- **Do this**: Return each line of the records with nothing changed, pictures excepted.

* * *

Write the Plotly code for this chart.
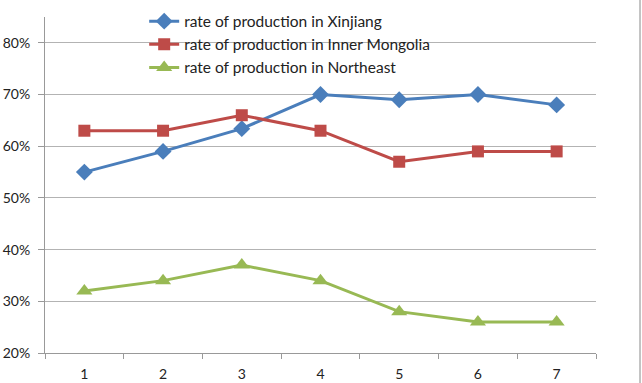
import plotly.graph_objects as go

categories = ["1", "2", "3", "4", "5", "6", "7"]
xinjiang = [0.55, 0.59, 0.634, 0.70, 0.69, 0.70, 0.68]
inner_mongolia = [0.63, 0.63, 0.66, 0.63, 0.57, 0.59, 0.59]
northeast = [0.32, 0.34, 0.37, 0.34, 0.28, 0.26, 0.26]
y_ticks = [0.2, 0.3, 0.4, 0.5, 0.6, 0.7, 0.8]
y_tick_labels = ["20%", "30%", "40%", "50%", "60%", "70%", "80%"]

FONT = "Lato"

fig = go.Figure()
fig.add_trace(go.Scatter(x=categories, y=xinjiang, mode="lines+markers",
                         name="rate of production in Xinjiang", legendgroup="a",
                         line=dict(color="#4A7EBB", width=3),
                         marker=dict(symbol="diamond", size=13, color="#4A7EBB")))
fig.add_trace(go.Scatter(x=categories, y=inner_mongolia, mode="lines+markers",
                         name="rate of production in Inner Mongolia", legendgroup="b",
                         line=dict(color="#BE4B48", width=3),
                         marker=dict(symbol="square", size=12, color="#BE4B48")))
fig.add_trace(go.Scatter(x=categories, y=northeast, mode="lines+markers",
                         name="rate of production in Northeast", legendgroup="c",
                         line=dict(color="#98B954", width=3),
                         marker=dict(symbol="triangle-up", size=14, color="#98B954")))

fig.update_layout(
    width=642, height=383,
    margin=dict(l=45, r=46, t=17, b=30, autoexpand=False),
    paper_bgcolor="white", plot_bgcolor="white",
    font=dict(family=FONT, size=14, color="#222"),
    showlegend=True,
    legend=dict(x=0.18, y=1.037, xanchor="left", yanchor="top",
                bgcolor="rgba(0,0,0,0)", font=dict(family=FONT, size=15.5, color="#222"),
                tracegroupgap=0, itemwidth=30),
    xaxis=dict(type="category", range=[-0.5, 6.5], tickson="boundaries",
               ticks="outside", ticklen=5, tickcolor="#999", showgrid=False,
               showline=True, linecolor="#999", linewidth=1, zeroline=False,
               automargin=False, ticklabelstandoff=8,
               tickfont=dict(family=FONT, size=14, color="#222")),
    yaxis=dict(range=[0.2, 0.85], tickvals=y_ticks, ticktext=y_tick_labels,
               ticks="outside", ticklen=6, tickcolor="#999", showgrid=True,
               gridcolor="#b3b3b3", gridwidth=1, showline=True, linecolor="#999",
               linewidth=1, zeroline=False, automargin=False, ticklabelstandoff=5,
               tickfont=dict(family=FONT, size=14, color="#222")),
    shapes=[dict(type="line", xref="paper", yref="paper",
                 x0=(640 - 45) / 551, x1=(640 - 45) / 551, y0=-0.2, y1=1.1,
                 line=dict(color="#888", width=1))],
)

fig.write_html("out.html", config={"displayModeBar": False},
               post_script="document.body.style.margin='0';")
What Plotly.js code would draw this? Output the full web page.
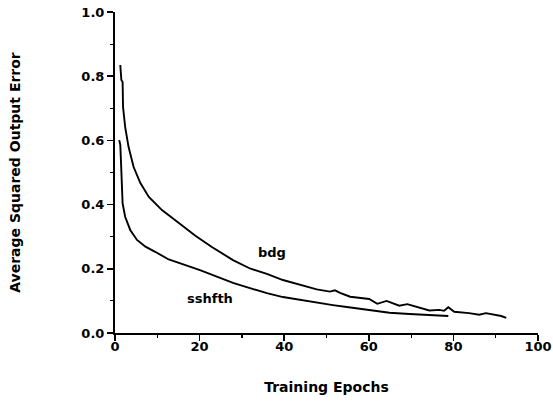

* * *

- **Correct result**:
Write the Plotly code for this chart.
import plotly.graph_objects as go

categories = ["1", "2", "3", "4", "5", "6", "7"]
xinjiang = [0.55, 0.59, 0.634, 0.70, 0.69, 0.70, 0.68]
inner_mongolia = [0.63, 0.63, 0.66, 0.63, 0.57, 0.59, 0.59]
northeast = [0.32, 0.34, 0.37, 0.34, 0.28, 0.26, 0.26]
y_ticks = [0.2, 0.3, 0.4, 0.5, 0.6, 0.7, 0.8]
y_tick_labels = ["20%", "30%", "40%", "50%", "60%", "70%", "80%"]

FONT = "Lato"

fig = go.Figure()
fig.add_trace(go.Scatter(x=categories, y=xinjiang, mode="lines+markers",
                         name="rate of production in Xinjiang", legendgroup="a",
                         line=dict(color="#4A7EBB", width=3),
                         marker=dict(symbol="diamond", size=13, color="#4A7EBB")))
fig.add_trace(go.Scatter(x=categories, y=inner_mongolia, mode="lines+markers",
                         name="rate of production in Inner Mongolia", legendgroup="b",
                         line=dict(color="#BE4B48", width=3),
                         marker=dict(symbol="square", size=12, color="#BE4B48")))
fig.add_trace(go.Scatter(x=categories, y=northeast, mode="lines+markers",
                         name="rate of production in Northeast", legendgroup="c",
                         line=dict(color="#98B954", width=3),
                         marker=dict(symbol="triangle-up", size=14, color="#98B954")))

fig.update_layout(
    width=642, height=383,
    margin=dict(l=45, r=46, t=17, b=30, autoexpand=False),
    paper_bgcolor="white", plot_bgcolor="white",
    font=dict(family=FONT, size=14, color="#222"),
    showlegend=True,
    legend=dict(x=0.18, y=1.037, xanchor="left", yanchor="top",
                bgcolor="rgba(0,0,0,0)", font=dict(family=FONT, size=15.5, color="#222"),
                tracegroupgap=0, itemwidth=30),
    xaxis=dict(type="category", range=[-0.5, 6.5], tickson="boundaries",
               ticks="outside", ticklen=5, tickcolor="#999", showgrid=False,
               showline=True, linecolor="#999", linewidth=1, zeroline=False,
               automargin=False, ticklabelstandoff=8,
               tickfont=dict(family=FONT, size=14, color="#222")),
    yaxis=dict(range=[0.2, 0.85], tickvals=y_ticks, ticktext=y_tick_labels,
               ticks="outside", ticklen=6, tickcolor="#999", showgrid=True,
               gridcolor="#b3b3b3", gridwidth=1, showline=True, linecolor="#999",
               linewidth=1, zeroline=False, automargin=False, ticklabelstandoff=5,
               tickfont=dict(family=FONT, size=14, color="#222")),
    shapes=[dict(type="line", xref="paper", yref="paper",
                 x0=(640 - 45) / 551, x1=(640 - 45) / 551, y0=-0.2, y1=1.1,
                 line=dict(color="#888", width=1))],
)

fig.write_html("out.html", config={"displayModeBar": False},
               post_script="document.body.style.margin='0';")
What Plotly.js code would draw this? Output the full web page.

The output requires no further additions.